=== SUPPLIED DATA ===

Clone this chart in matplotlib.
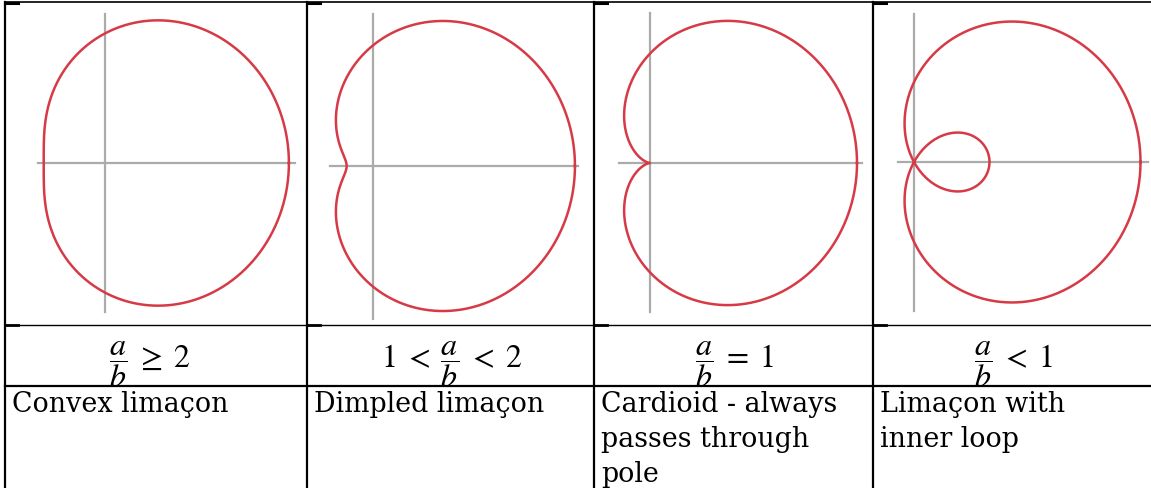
## Table of limacon shapes r = a + b cos(theta), redrawn with matplotlib

import numpy as np
import matplotlib
matplotlib.use('Agg')
import matplotlib.pyplot as plt
from matplotlib.patches import Rectangle

plt.rcParams['mathtext.fontset'] = 'stix'

# limacon parameters for each column (b = 1)
a_vals = [2.0, 1.3, 1.0, 0.5]
b_vals = [1.0, 1.0, 1.0, 1.0]

conditions = [r'$\dfrac{a}{b} \;\geq\; 2$',
              r'$1 \;<\; \dfrac{a}{b} \;<\; 2$',
              r'$\dfrac{a}{b} \;=\; 1$',
              r'$\dfrac{a}{b} \;<\; 1$']

descriptions = ['Convex limaçon',
                'Dimpled limaçon',
                'Cardioid - always\npasses through\npole',
                'Limaçon with\ninner loop']

# figure size in pixels
W, H = 1151, 489
fig = plt.figure(figsize=(W/100, H/100), dpi=100, facecolor='white')

# column edges and row edges (pixels)
col_edges = [5, 307, 594, 873, 1151]
row_top, row_img, row_cond = 3, 326, 387
cond_x = [150, 452, 734, 1013]

# pole position (px) and pixel per unit for each sketch
origins = [(105, 164), (373, 167), (650, 164), (914, 163)]
scale_x = [61.3, 87.8, 103.5, 151.0]
aspect = 1.057
# extent of the grey axes in pixels (x0, x1, y0, y1)
axis_px = [(38, 295, 15, 313), (330, 578, 15, 320),
           (619, 862, 14, 313), (898, 1148, 15, 312)]

theta = np.linspace(0, 2*np.pi, 1000)

for i in range(4):
    x0, x1 = col_edges[i], col_edges[i+1]
    ax = fig.add_axes([x0/W, 1-row_img/H, (x1-x0)/W, (row_img-row_top)/H])
    ox, oy = origins[i]
    sx = scale_x[i]
    sy = sx*aspect
    ax.set_xlim((x0-ox)/sx, (x1-ox)/sx)
    ax.set_ylim((oy-row_img)/sy, (oy-row_top)/sy)
    ax.axis('off')

    ax0, ax1, ay0, ay1 = axis_px[i]
    ax.plot([(ax0-ox)/sx, (ax1-ox)/sx], [0, 0], color='#ababab', lw=1.6, zorder=1)
    ax.plot([0, 0], [(oy-ay1)/sy, (oy-ay0)/sy], color='#ababab', lw=1.6, zorder=1)

    r = a_vals[i] + b_vals[i]*np.cos(theta)
    ax.plot(r*np.cos(theta), r*np.sin(theta), color='#d63a46', lw=1.8, zorder=2)

# table grid and text
tab = fig.add_axes([0, 0, 1, 1])
tab.set_xlim(0, W)
tab.set_ylim(H, 0)
tab.axis('off')

for i in range(4):
    tab.text(cond_x[i], 364, conditions[i], fontsize=23, ha='center', va='center', zorder=1)
    tab.text(col_edges[i]+7, 391, descriptions[i], fontsize=19.4, family='DejaVu Serif',
             ha='left', va='top', linespacing=1.38, zorder=4)

# the fraction's b is cut off by the next row, as in the original table
tab.add_patch(Rectangle((col_edges[0], row_cond), W, H-row_cond, color='white', zorder=2))

tab.plot([col_edges[0], W], [row_top, row_top], color='black', lw=1.2, zorder=5)
tab.plot([col_edges[0], W], [row_img, row_img], color='black', lw=1.0, zorder=5)
tab.plot([col_edges[0], W], [row_cond, row_cond], color='black', lw=1.6, zorder=5)
for x in col_edges[:-1]:
    tab.plot([x, x], [row_top, H], color='black', lw=1.6, zorder=5)
    # little thicker stubs left by the picture frames
    tab.plot([x, x+13], [row_top+1, row_top+1], color='black', lw=2.2, zorder=5)
    tab.plot([x, x+13], [row_img, row_img], color='black', lw=2.0, zorder=5)

plt.savefig('out.png', dpi=100, facecolor='white')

=== EXERCISE GOAL ===
Return only the number of lines in the data that contain "matplotlib".

=== SOLVED EXERCISE ===
6